Ahead of what will undoubtedly be a shift for the local food scene, Eater asked Seattle-area restaurant owners to weigh in on the impending wage increase. Here's what Angela Stowell,Brendan McGill, and others have to say about how it might change the dining habits of residents and impact the future of restaurants.
Chef/Owner, La Bodega
I wish they would've done a little more research on how it would affect small businesses. I am all for people making more money, but I think it's meant for larger corporations like McDonald's, Target, Walmart to have this wage hike.
I don't think it's a bad thing but for smaller businesses, only the super strong will survive. It will mean that only owners who are willing and able to work every day at their own businesses to reduce labor costs will survive. I also have a five year lease, so I'll be able to make a decision about whether to sign or and go forward or not, but other businesses might not have that.
Owner, Coastal Kitchen and Mioposto
This is a game changer. The myriad of unintended consequences it too complex to really understand; even for restaurant veterans. There was incredible anger generated by a series of callous, recession causing, big-bonused bad actors on Wall Street while the rest of us were falling into the recession abyss. Those guys in Wall Street must be chuckling—like the invasion of Iraq the 15Now folks missed the target by about 3,000 miles. But we sit in the crossfire.
As a lifelong liberal I have always been angry when businesses and politicians decry the loss of jobs over a CPI $.40 minimum wage increase because that is ridiculous. This is different. We cannot survive if we continue doing business as usual. I hope the public will continue to support their favorite spots while everybody figures this thing out. We are going to adjust using all of the tools at our disposal; pricing, reducing menu offerings, look at operating hours, reducing labor where we can and certainly not opening another business in our beloved Seattle. Our business model will need to change. In a business whose goal is "to build community one relationship at a time" this reduction in labor is going to make that even more difficult.
We have raised 100's of thousands for schools, Lifelong AIDS Alliance, Mercy Corps, tsunami survivors, Darfur, the victims of Oso, and countless other non-profits over the years while providing health insurance, education reimbursements, and ongoing training for our employees. It falls somewhere between feeling sad and feeling betrayed that this grenade has been dropped on us.
Chef/Owner, Hitchcock, Hitchcock Deli
I think what people need to realize is that the money will have to come from somewhere. With a group like mine, where ethics in sourcing come before profits, we run a very slim margin.

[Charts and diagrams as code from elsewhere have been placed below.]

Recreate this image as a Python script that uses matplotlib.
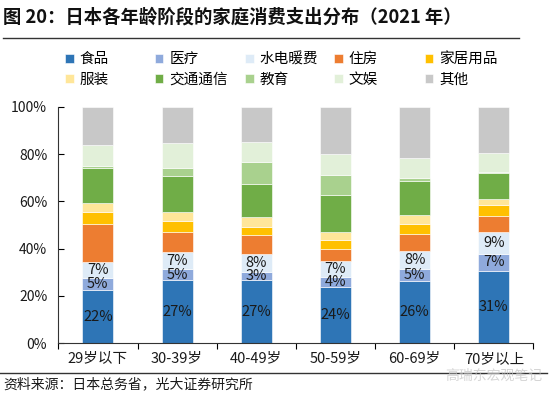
import matplotlib
matplotlib.use("Agg")
import matplotlib.pyplot as plt
import numpy as np

plt.rcParams['font.family'] = ['Noto Sans CJK SC', 'DejaVu Sans']

ages = ['29岁以下', '30-39岁', '40-49岁', '50-59岁', '60-69岁', '70岁以上']
items = ['食品', '医疗', '水电暖费', '住房', '家居用品',
         '服装', '交通通信', '教育', '文娱', '其他']

# share of household spending, %
food = [22.4, 26.6, 26.6, 23.9, 26.2, 30.6]
medical = [5.1, 4.9, 3.4, 4.0, 5.3, 7.1]
utility = [6.8, 6.9, 7.6, 6.9, 7.6, 9.4]
housing = [16.1, 8.7, 8.0, 5.1, 6.9, 6.9]
household = [4.9, 4.6, 3.7, 3.7, 4.4, 4.5]
clothing = [4.0, 3.9, 4.1, 3.4, 3.7, 2.3]
transport = [14.8, 15.2, 14.1, 15.8, 14.5, 11.1]
education = [1.0, 3.4, 9.1, 8.5, 1.1, 0.3]
culture = [8.6, 10.3, 8.6, 8.5, 8.6, 8.2]
other = [16.3, 15.5, 14.8, 20.2, 21.7, 19.6]

series = [food, medical, utility, housing, household,
          clothing, transport, education, culture, other]
colors = ['#2E75B6', '#8FAADC', '#DEEBF7', '#ED7D31', '#FFC000',
          '#FFE699', '#70AD47', '#A9D18E', '#E2F0D9', '#C8C8C8']

fig = plt.figure(figsize=(5.5, 3.96), dpi=100)
ax = fig.add_axes([0.106, 0.1331, 0.864, 0.5975])

x = np.arange(len(ages))
bottom = np.zeros(len(ages))
bars = []
for vals, c, name in zip(series, colors, items):
    b = ax.bar(x, np.array(vals) / 100, width=0.39, bottom=bottom, color=c,
               edgecolor='white', linewidth=0.4, label=name)
    bars.append(b)
    bottom += np.array(vals) / 100

# value labels on the first three segments
for b, vals in zip(bars[:3], series[:3]):
    ax.bar_label(b, labels=[f'{v:.0f}%' for v in vals], label_type='center',
                 fontsize=10.5, color='#1a1a1a')

ax.set_xlim(-0.5, len(ages) - 0.5)
ax.set_ylim(0, 1)
ax.set_yticks(np.arange(0, 1.01, 0.2))
ax.set_yticklabels([f'{int(round(t * 100))}%' for t in np.arange(0, 1.01, 0.2)],
                   fontsize=10, color='#1a1a1a')
ax.tick_params(axis='y', direction='in', length=4, width=0.8, pad=8)

ax.set_xticks(x)
ax.set_xticklabels(ages, fontsize=10.5, color='#1a1a1a')
ax.set_xticks(np.arange(-0.5, len(ages)), minor=True)
ax.tick_params(axis='x', which='major', length=0, pad=6)
ax.tick_params(axis='x', which='minor', direction='out', length=4, width=0.8)

for s in ['top', 'right']:
    ax.spines[s].set_visible(False)
for s in ['left', 'bottom']:
    ax.spines[s].set_color('#333333')
    ax.spines[s].set_linewidth(0.8)

# legend: five columns of two entries each
col_x = [0.118, 0.281, 0.445, 0.607, 0.772]
for j in range(5):
    hs = [bars[j], bars[j + 5]]
    fig.legend(hs, [items[j], items[j + 5]], loc='upper left',
               bbox_to_anchor=(col_x[j], 0.868), frameon=False, fontsize=10.5,
               handlelength=0.6, handleheight=0.6, handletextpad=0.4,
               labelspacing=0.45, borderaxespad=0, borderpad=0)

fig.text(0.006, 0.957, '图 20：日本各年龄阶段的家庭消费支出分布（2021 年）',
         fontsize=13.2, fontweight='bold', color='#111111', va='center')
fig.add_artist(plt.Line2D([0.006, 0.943], [0.903, 0.903], color='#333333', lw=1.0))
fig.add_artist(plt.Line2D([0.0, 0.995], [0.059, 0.059], color='#333333', lw=1.0))
fig.text(0.006, 0.03, '资料来源：日本总务省，光大证券研究所', fontsize=10,
         color='#1a1a1a', va='center')
fig.text(0.81, 0.05, '高瑞东宏观笔记', fontsize=10, color='#c4c4c4',
         alpha=0.7, va='center')

fig.savefig('out.png', dpi=100)
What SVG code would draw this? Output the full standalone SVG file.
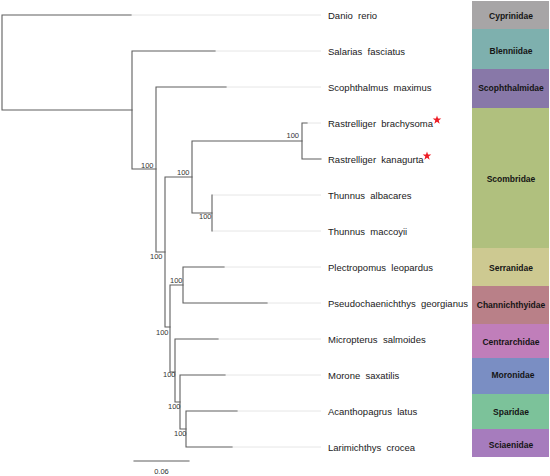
<svg xmlns="http://www.w3.org/2000/svg" xmlns:xlink="http://www.w3.org/1999/xlink" width="550" height="476" viewBox="0 0 550 476">
<style>
.br{stroke:#5f5f5f;stroke-width:1.1;fill:none;stroke-linecap:square}
.ld{stroke:#e6e6e6;stroke-width:1;fill:none}
.tip{font-family:"Liberation Sans",Arial,sans-serif;font-size:9.5px;fill:#1a1a1a;white-space:pre}
.bs{font-family:"Liberation Sans",Arial,sans-serif;font-size:7.5px;fill:#333;text-anchor:end}
.fam{font-family:"Liberation Sans",Arial,sans-serif;font-size:8.5px;font-weight:bold;fill:#151515;text-anchor:middle}
</style>
<defs>
<polygon id="star" points="0,-4.5 1.06,-1.46 4.28,-1.39 1.71,0.56 2.65,3.64 0,1.8 -2.65,3.64 -1.71,0.56 -4.28,-1.39 -1.06,-1.46" fill="#ee1c25"/>
</defs>
<rect width="550" height="476" fill="#ffffff"/>
<g id="leaders">
<path class="ld" d="M131,15H321M215,51H321M226,87H321M307,123H321M212,195H321M212,231H321M224,267H321M267,303H321M218,339H321M225,375H321M237,411H321M232,447H321"/>
</g>
<g id="connectors">
<path class="br" d="M2,15V110M2,15H131M2,110H132"/>
<path class="br" d="M132,51V169M132,51H215M132,169H156"/>
<path class="br" d="M156,87V252M156,87H226M156,252H165"/>
<path class="br" d="M165,177V327M165,177H192M165,327H170"/>
<path class="br" d="M192,141V213M192,141H302M192,213H212"/>
<path class="br" d="M302,123V159M302,123H307M302,159H321"/>
<path class="br" d="M212,195V231"/>
<path class="br" d="M170,285V372M170,285H183M170,372H175"/>
<path class="br" d="M183,267V303M183,267H224M183,303H267"/>
<path class="br" d="M175,339V402M175,339H218M175,402H180"/>
<path class="br" d="M180,375V429M180,375H225M180,429H186"/>
<path class="br" d="M186,411V447M186,411H237M186,447H232"/>
</g>
<g id="bootstrap">
<text class="bs" x="153.5" y="167.7">100</text>
<text class="bs" x="189.5" y="174.7">100</text>
<text class="bs" x="211.5" y="219.4">100</text>
<text class="bs" x="162.5" y="258.7">100</text>
<text class="bs" x="182.5" y="282.7">100</text>
<text class="bs" x="168.5" y="334.7">100</text>
<text class="bs" x="175.5" y="376.7">100</text>
<text class="bs" x="180.5" y="408.7">100</text>
<text class="bs" x="186.5" y="435.7">100</text>
<text class="bs" x="299" y="137.7">100</text>
</g>
<g id="tips">
<text class="tip" x="328" y="19">Danio  rerio</text>
<text class="tip" x="328" y="55">Salarias  fasciatus</text>
<text class="tip" x="328" y="91">Scophthalmus  maximus</text>
<text class="tip" x="328" y="127">Rastrelliger  brachysoma</text>
<text class="tip" x="328" y="163">Rastrelliger  kanagurta</text>
<text class="tip" x="328" y="199">Thunnus  albacares</text>
<text class="tip" x="328" y="235">Thunnus  maccoyii</text>
<text class="tip" x="328" y="271">Plectropomus  leopardus</text>
<text class="tip" x="328" y="307">Pseudochaenichthys  georgianus</text>
<text class="tip" x="328" y="343">Micropterus  salmoides</text>
<text class="tip" x="328" y="379">Morone  saxatilis</text>
<text class="tip" x="328" y="415">Acanthopagrus  latus</text>
<text class="tip" x="328" y="451">Larimichthys  crocea</text>
</g>
<g id="stars">
<use xlink:href="#star" x="437" y="120"/>
<use xlink:href="#star" x="427" y="156"/>
</g>
<g id="families">
<g id="Cyprinidae"><rect x="472" y="1" width="77" height="28" fill="#a7a5a6"/><text class="fam" x="511" y="18.5">Cyprinidae</text></g>
<g id="Blenniidae"><rect x="472" y="29" width="77" height="40" fill="#7eb0ae"/><text class="fam" x="511" y="54">Blenniidae</text></g>
<g id="Scophthalmidae"><rect x="472" y="69" width="77" height="39" fill="#8878a8"/><text class="fam" x="511" y="91">Scophthalmidae</text></g>
<g id="Scombridae"><rect x="472" y="108" width="77" height="140" fill="#b0c07e"/><text class="fam" x="511" y="182">Scombridae</text></g>
<g id="Serranidae"><rect x="472" y="248" width="77" height="38" fill="#cdc991"/><text class="fam" x="511" y="271">Serranidae</text></g>
<g id="Channichthyidae"><rect x="472" y="286" width="77" height="38" fill="#b98088"/><text class="fam" x="511" y="308">Channichthyidae</text></g>
<g id="Centrarchidae"><rect x="472" y="324" width="77" height="34" fill="#c07eba"/><text class="fam" x="511" y="345">Centrarchidae</text></g>
<g id="Moronidae"><rect x="472" y="358" width="77" height="36" fill="#7a8ec3"/><text class="fam" x="513" y="378">Moronidae</text></g>
<g id="Sparidae"><rect x="472" y="394" width="77" height="35" fill="#7cc29a"/><text class="fam" x="511" y="415">Sparidae</text></g>
<g id="Sciaenidae"><rect x="472" y="429" width="77" height="28" fill="#a67cbd"/><text class="fam" x="511" y="448">Sciaenidae</text></g>
</g>
<g id="scalebar">
<path class="br" d="M134,461H189"/>
<text class="bs" x="161.5" y="474" style="text-anchor:middle">0.06</text>
</g>
</svg>
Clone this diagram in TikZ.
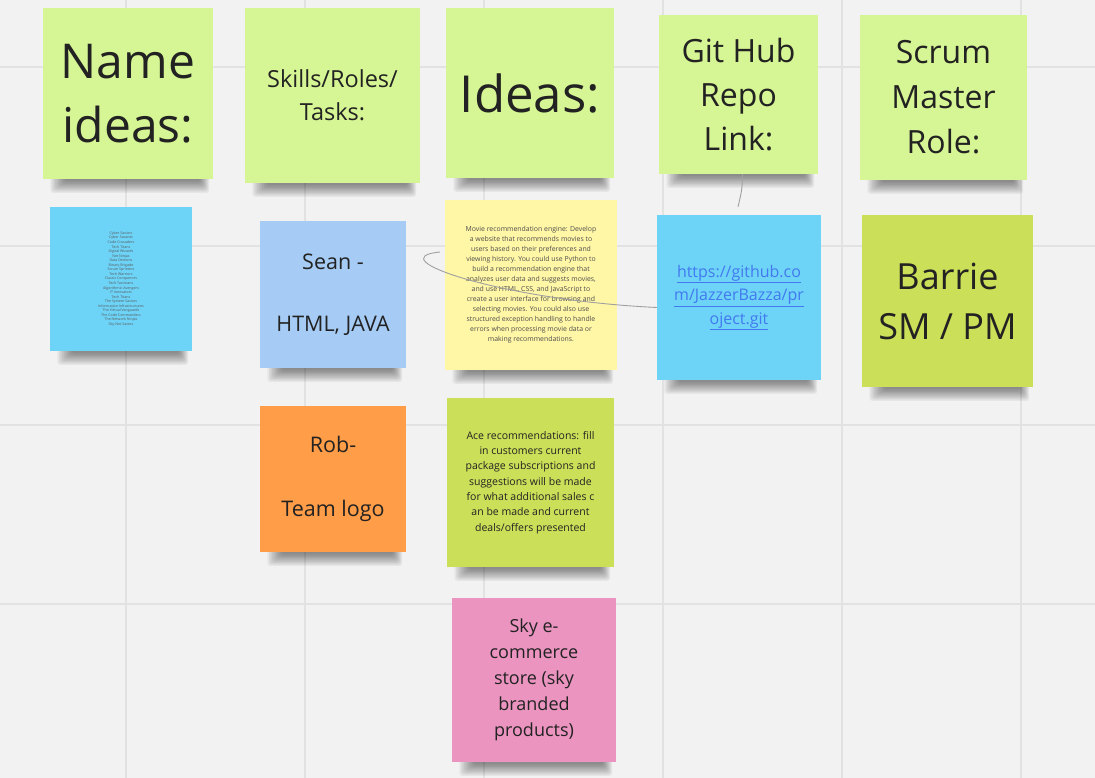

To pay my staff more, I need to either buy worse food or raise my prices, and I'm not willing to start buying commodity meats or fish from larger, questionably managed fisheries.
I'm supportive of livable wages and am honestly somewhat excited for this social experiment. If one hour of minimum wage can be used as a metric, things will go fine. If a roast beef sandwich made with high quality bread, hormone and antibiotic-free beef and aioli with organic and free range eggs now costs about one hour of minimum wage, my estimate is that after the wage hikes it will still cost about one hour of minimum wage. There seems to be a fallacy that instead of lining our richie-rich pockets, business owners will simply break off a little more for their employees. I barely get paid $15 an hour.
And the thing is, most of my employees already make $15 an hour, if not much more in the servers' case—it may be a base of $10-$14, plus tips from the pool, staff meals, or vacation pay. Without those factors being considered and fighting to stay in the black (as if every restaurant isn't perpetually fighting to stay in the black), we won't be able to show our staff the respect of allowing them an espresso drink whenever they're dragging, or to use the same high-quality foods for staff meals that we offer our guests. I've enjoyed not running a corporate ship the way the large hotels I've worked in operate: highly punitive where cost-control is concerned. For them it's about maximizing profits, but for me it's going to be about staying in business.
CFO/Owner, Ethan Stowell Restaurants
We fully support an increase of the minimum wage to $15, however, we feel that all W2 income should be considered when calculating that wage. Restaurants work on very small margins and Washington already has the highest minimum wage in the country at $9.32 an hour. Under this plan, servers and bartenders, who already make an average of $35-$40 and hour in W2 income, will see an immediate increase in their pay while the cooks, who make around $15 an hour, will have stagnant wages for upwards of seven years.